§ **Problem to solve**
Spot every line with the word "code" and return it.
-------
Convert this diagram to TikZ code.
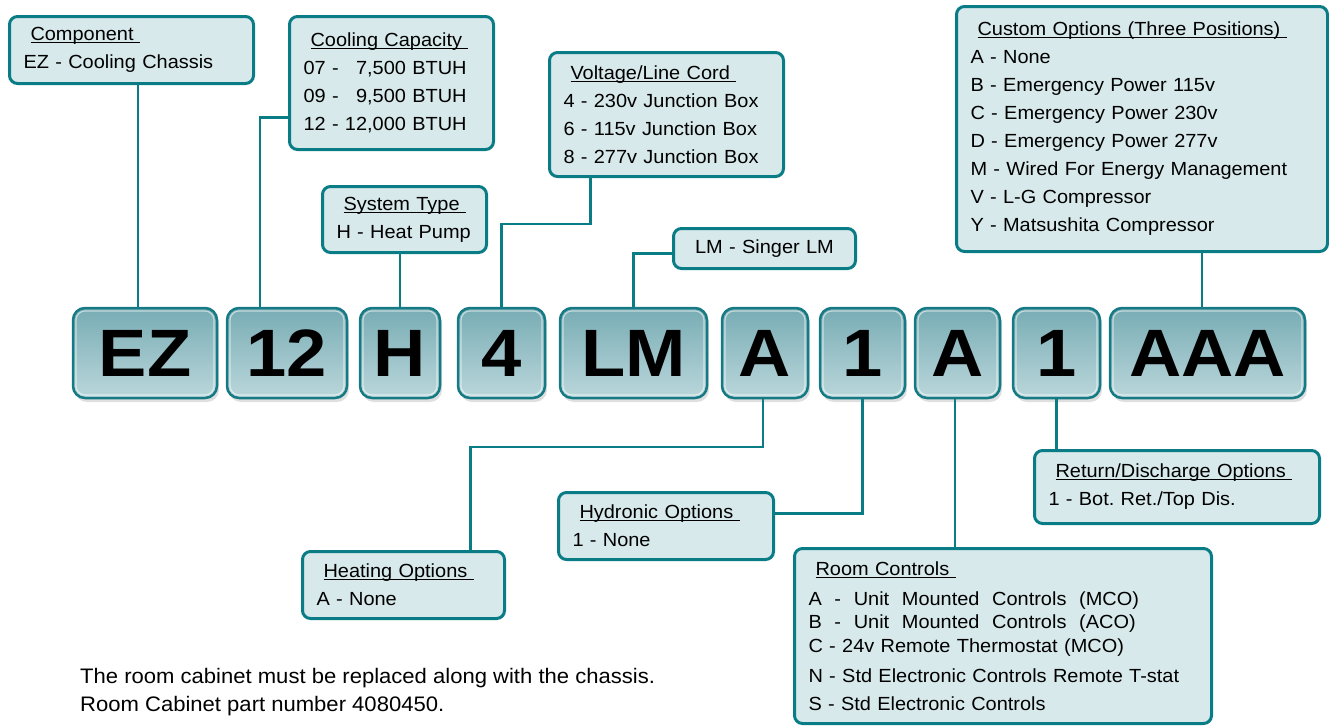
\documentclass[tikz,border=0pt]{standalone}
\usepackage{fontspec}
\setmainfont{Liberation Sans}
\newfontfamily\boxfont[FakeStretch=1.05]{Liberation Sans}
\newfontfamily\btnfont[FakeStretch=1.08]{Liberation Sans Bold}
\usetikzlibrary{shadows}
\frenchspacing
\definecolor{edge}{HTML}{0A7C86}
\definecolor{boxfill}{HTML}{D7E9EB}
\definecolor{btntop}{HTML}{78ACB4}
\definecolor{btnbot}{HTML}{BAD7DB}
\definecolor{btnedge}{HTML}{167A84}
\newcommand{\ttl}[1]{\hspace*{7pt}\setbox0\hbox{#1\ }\rlap{\rule[-2.5pt]{\wd0}{1.1pt}}\box0}
\tikzset{
  infobox/.style={draw=edge, line width=3pt, fill=boxfill, rounded corners=8pt,
    anchor=north west, align=left, inner xsep=14pt, inner ysep=0pt,
    font=\boxfont\fontsize{19}{28}\selectfont},
  btn/.style={draw=btnedge, line width=2.5pt, rounded corners=12pt,
    top color=btntop, bottom color=btnbot, minimum height=90pt, inner sep=0pt,
    font=\btnfont\fontsize{67}{67}\selectfont,
    drop shadow={opacity=0.25, shadow xshift=2pt, shadow yshift=-4pt},
    path picture={\draw[white, opacity=0.55, line width=1.2pt, rounded corners=9pt]
      ([shift={(3pt,-3pt)}]path picture bounding box.north west) rectangle
      ([shift={(-3pt,3pt)}]path picture bounding box.south east);}},
  wire/.style={draw=edge, line width=2.5pt},
}
\begin{document}
\begin{tikzpicture}[x=1pt, y=-1pt]
  \useasboundingbox (0,0) rectangle (1329,726);
  % code buttons
  \node[btn, minimum width=144pt] (ez) at (145,353) {EZ};
  \node[btn, minimum width=120pt] (tw) at (287,353) {12};
  \node[btn, minimum width=80pt] (h) at (400,353) {H};
  \node[btn, minimum width=87pt] (four) at (501.5,353) {4};
  \node[btn, minimum width=147pt] (lm) at (633.5,353) {LM};
  \node[btn, minimum width=86pt] (a1) at (765,353) {A};
  \node[btn, minimum width=85pt] (one1) at (862.5,353) {1};
  \node[btn, minimum width=85pt] (a2) at (957.5,353) {A};
  \node[btn, minimum width=87pt] (one2) at (1056.5,353) {1};
  \node[btn, minimum width=195pt] (aaa) at (1207.5,353) {AAA};
  % option boxes
  \node[infobox, text width=216pt, minimum height=67pt] (comp) at (8,15)
    {\ttl{Component}\\EZ - Cooling Chassis};
  \node[infobox, text width=176pt, minimum height=133pt] (cool) at (288,15)
    {\ttl{Cooling Capacity}\\07 - \hphantom{1}7,500 BTUH\\09 - \hphantom{1}9,500 BTUH\\12 - 12,000 BTUH};
  \node[infobox, text width=136pt, minimum height=66pt] (sys) at (321,185)
    {\ttl{System Type}\\H - Heat Pump};
  \node[infobox, text width=206pt, minimum height=124pt] (volt) at (548,51)
    {\ttl{Voltage/Line Cord}\\4 - 230v Junction Box\\6 - 115v Junction Box\\8 - 277v Junction Box};
  \node[infobox, align=center, text width=154pt, minimum height=40pt] (singer) at (672,227)
    {LM - Singer LM};
  \node[infobox, text width=343pt, minimum height=245pt] (custom) at (955,5)
    {\ttl{Custom Options (Three Positions)}\\A - None\\B - Emergency Power 115v\\C - Emergency Power 230v\\D - Emergency Power 277v\\M - Wired For Energy Management\\V - L-G Compressor\\Y - Matsushita Compressor};
  \node[infobox, text width=174pt, minimum height=67pt] (heat) at (301,550)
    {\ttl{Heating Options}\\A - None};
  \node[infobox, text width=187pt, minimum height=67pt] (hyd) at (557,491)
    {\ttl{Hydronic Options}\\1 - None};
  \node[infobox, text width=389pt, minimum height=175pt] (room) at (793,547)
    {\ttl{Room Controls}\\[2pt]A~~-~~Unit~~Mounted~~Controls~~(MCO)\\[-5pt]B~~-~~Unit~~Mounted~~Controls~~(ACO)\\[-4pt]C - 24v Remote Thermostat (MCO)\\[2pt]N - Std Electronic Controls Remote T-stat\\S - Std Electronic Controls};
  \node[infobox, text width=257pt, minimum height=73pt] (ret) at (1033,449)
    {\ttl{Return/Discharge Options}\\1 - Bot. Ret./Top Dis.};
  \node[anchor=west, align=left, inner sep=0pt, font=\boxfont\fontsize{21}{28}\selectfont] (note) at (80,692)
    {The room cabinet must be replaced along with the chassis.\\Room Cabinet part number 4080450.};
  % connectors
  \draw[wire] ([xshift=-7pt]ez.north) -- ([xshift=-7pt]ez.north |- comp.south);
  \draw[wire] ([yshift=-34.5pt]cool.west) -| ([xshift=-27pt]tw.north);
  \draw[wire] (h.north) -- (h.north |- sys.south);
  \draw[wire] ([xshift=-76pt]volt.south) -- ++(0,46) -| (four.north);
  \draw[wire] ([yshift=-5pt]singer.west) -| (lm.north);
  \draw[wire] ([xshift=-5.5pt]aaa.north) -- ([xshift=-5.5pt]aaa.north |- custom.south);
  \draw[wire] ([xshift=67pt]heat.north) -- ++(0,-103) -| ([xshift=-2pt]a1.south);
  \draw[wire] ([yshift=12.5pt]hyd.east) -| (one1.south);
  \draw[wire] ([xshift=-2.5pt]a2.south) -- ([xshift=-2.5pt]a2.south |- room.north);
  \draw[wire] (one2.south) -- (one2.south |- ret.north);
\end{tikzpicture}
\end{document}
-------
§ **Solved problem**
Convert this diagram to TikZ code.
  % code buttons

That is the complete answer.